INSERT INTO t VALUES(14, 'Hayley');
COMMIT; -- make permanent all the changes recorded by the transaction
GO
SELECT * FROM t;
The result is:
2016/03/27 18:34:03 --- executing batch example.sql:17 ---
(1 row(s) affected) <-- Alex, committed
---------- start of transaction --------------
(1 row(s) affected) <-- John, temporarily stored in the logfile
(1 row(s) affected) <-- Fred, temporarily stored in the logfile
---------- commit transaction --------------
---------- start of transaction --------------
(1 row(s) affected) <-- Cathy, temporarily stored in the logfile
(1 row(s) affected) <-- Alice, temporarily stored in the logfile
2016/03/27 18:34:03 12:8 [ERROR_ARITH/ERROR_DUPLICATE_KEY_FOUND/ERROR_BATCH_ABORT/1] <-- batch aborts,
<Duplicate key found, for constraint "$sysidx$0" in table "trashdb.dbo.t"> all uncommitted changes
2016/03/27 18:34:03 return code: -1 are rolled back.

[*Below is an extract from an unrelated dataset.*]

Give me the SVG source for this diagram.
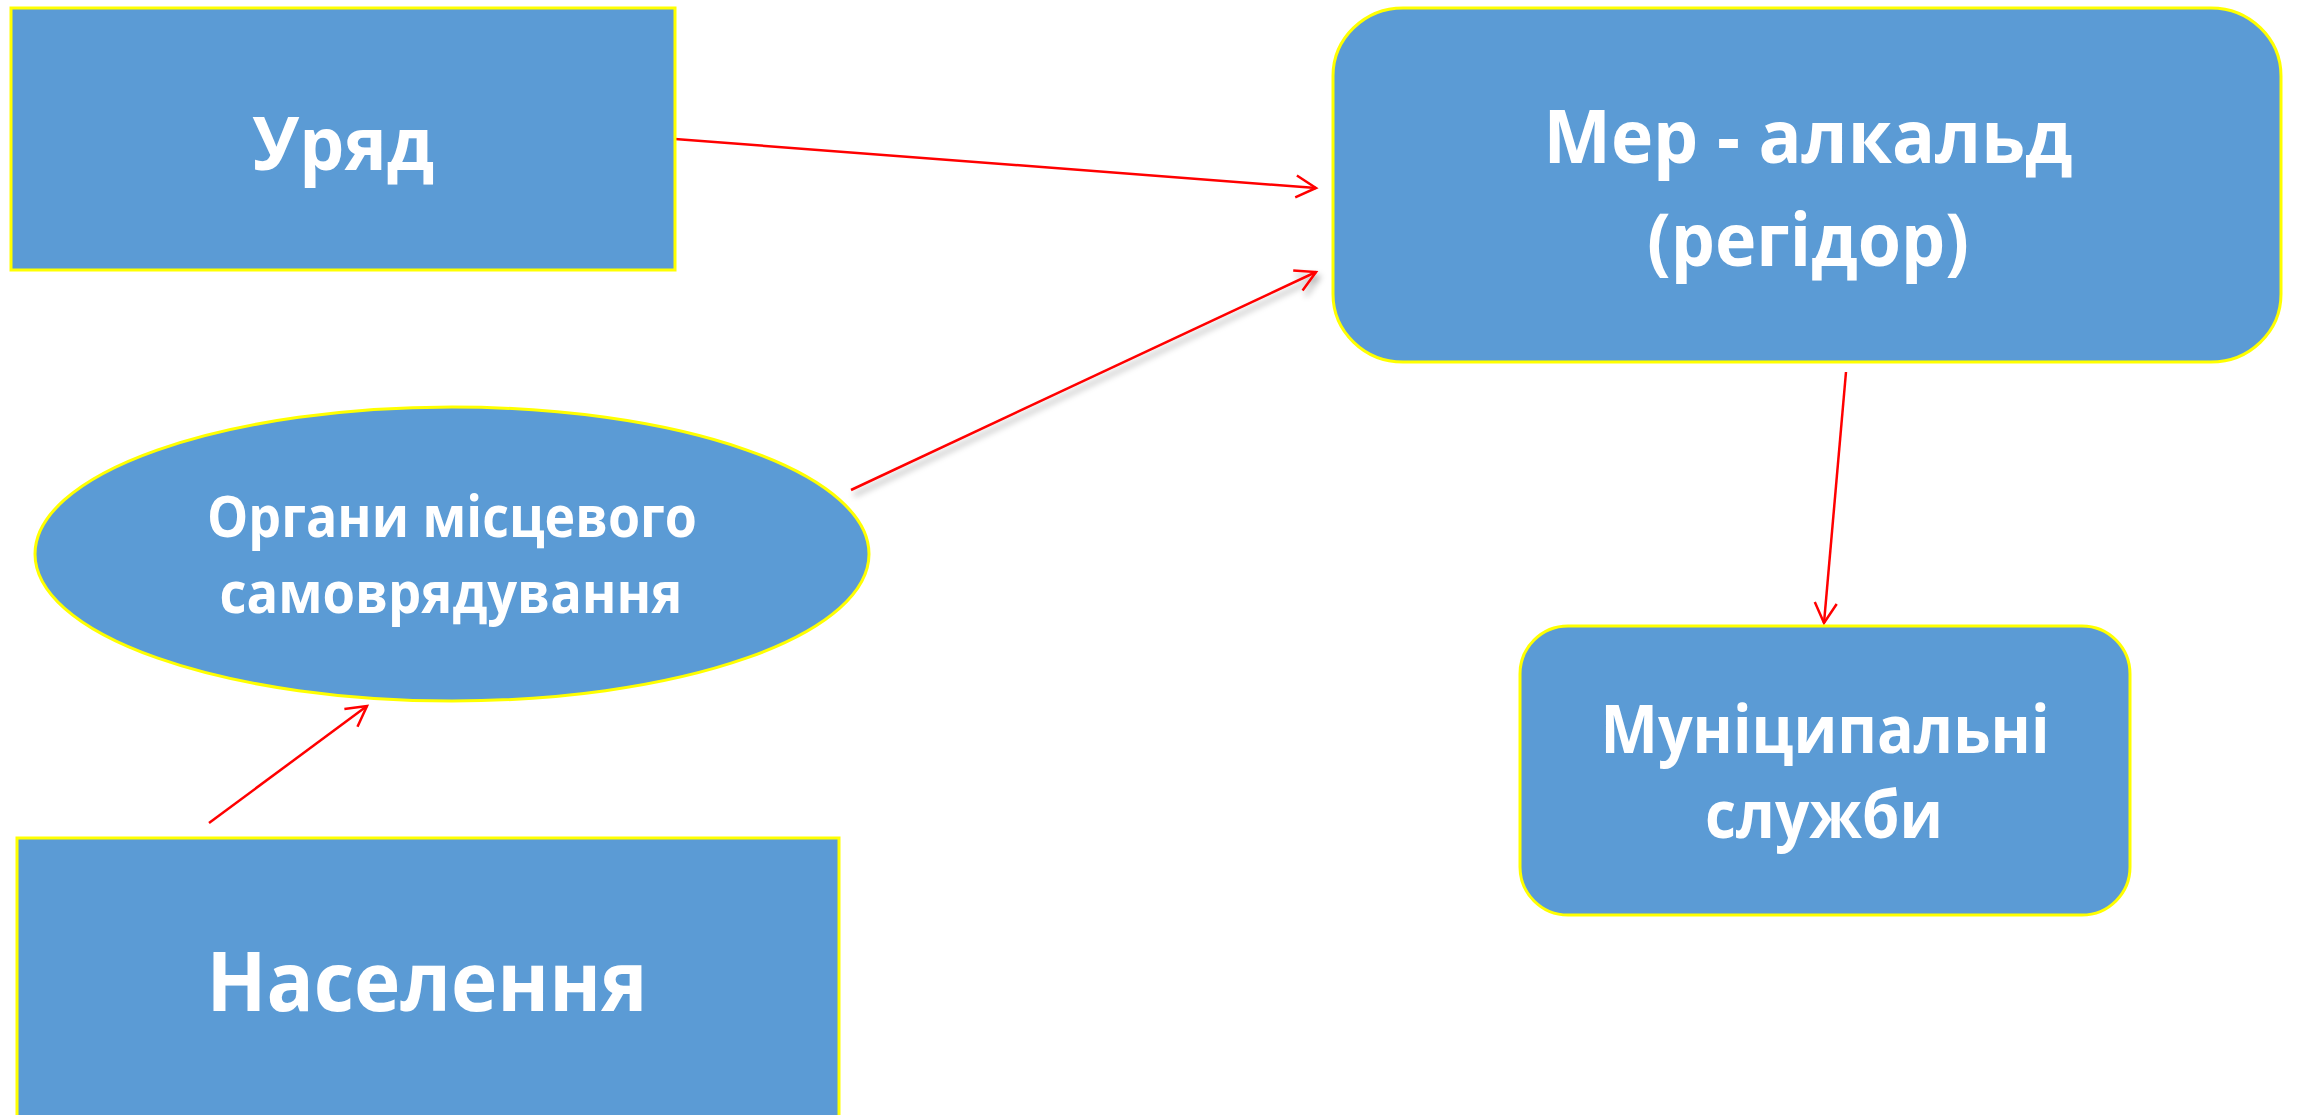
<svg xmlns="http://www.w3.org/2000/svg" width="2300" height="1115" viewBox="0 0 2300 1115">
<style>
.node{fill:#5B9BD5;stroke:#FFFF00;stroke-width:3}
.lbl{fill:#FFFFFF;font-family:"Open Sans","Noto Sans","Liberation Sans",sans-serif;font-weight:bold;text-anchor:middle}
.conn{stroke:#FF0000;stroke-width:2.5;fill:none}
</style>
<defs>
<marker id="arr" markerUnits="userSpaceOnUse" markerWidth="30" markerHeight="30" viewBox="-24 -15 28 30" refX="0" refY="0" orient="auto">
<path d="M-20,-11 L0,0 L-20,11" fill="none" stroke="#FF0000" stroke-width="2.5"/>
</marker>
<filter id="sh" x="-10%" y="-10%" width="120%" height="130%">
<feDropShadow dx="3" dy="5" stdDeviation="3" flood-color="#000" flood-opacity="0.35"/>
</filter>
</defs>
<rect width="2300" height="1115" fill="#FFFFFF"/>
<g id="connectors">
<line class="conn" x1="675" y1="139" x2="1316" y2="188" marker-end="url(#arr)"/>
<line class="conn" x1="851" y1="490" x2="1316" y2="272" marker-end="url(#arr)" filter="url(#sh)"/>
<line class="conn" x1="1846" y1="372" x2="1824" y2="623" marker-end="url(#arr)"/>
<line class="conn" x1="209" y1="823" x2="367" y2="706" marker-end="url(#arr)"/>
</g>
<g id="uriad">
<rect class="node" x="11" y="8" width="664" height="262"/>
<text class="lbl" x="343" y="170" font-size="74" textLength="182" lengthAdjust="spacingAndGlyphs">Уряд</text>
</g>
<g id="mer">
<rect class="node" x="1333" y="8" width="948" height="354" rx="70" ry="68"/>
<text class="lbl" x="1808" y="163" font-size="74" textLength="529" lengthAdjust="spacingAndGlyphs">Мер - алкальд</text>
<text class="lbl" x="1808" y="266" font-size="74" textLength="322" lengthAdjust="spacingAndGlyphs">(регідор)</text>
</g>
<g id="organy">
<ellipse class="node" cx="452" cy="554" rx="417" ry="147"/>
<text class="lbl" x="452" y="537" font-size="58" textLength="490" lengthAdjust="spacingAndGlyphs">Органи місцевого</text>
<text class="lbl" x="451" y="613" font-size="58" textLength="463" lengthAdjust="spacingAndGlyphs">самоврядування</text>
</g>
<g id="munitsypalni">
<rect class="node" x="1520" y="626" width="610" height="289" rx="48" ry="48"/>
<text class="lbl" x="1825" y="753" font-size="66" textLength="449" lengthAdjust="spacingAndGlyphs">Муніципальні</text>
<text class="lbl" x="1824" y="838" font-size="66" textLength="238" lengthAdjust="spacingAndGlyphs">служби</text>
</g>
<g id="naselennia">
<rect class="node" x="17" y="838" width="822" height="290"/>
<text class="lbl" x="427" y="1011" font-size="83" textLength="441" lengthAdjust="spacingAndGlyphs">Населення</text>
</g>
</svg>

2016/03/27 18:34:03 --- executing batch example.sql:33 ---
id |name |
-----------+---------------+
5|Alex |
9|John |
10|Fred |
(3 row(s) affected)
2016/03/27 18:34:03 return code: 0
The first INSERT
ran in its own autocommit transaction and committed the row ‘Alex’ in the database.
Then, an explicit transaction is started and committed, which inserts ‘John’ and ‘Fred’ in the database.
Then, another explicit transaction is started, but a statement failed. The batch is aborted and all the changes made inside this transaction are discarded (rolled back).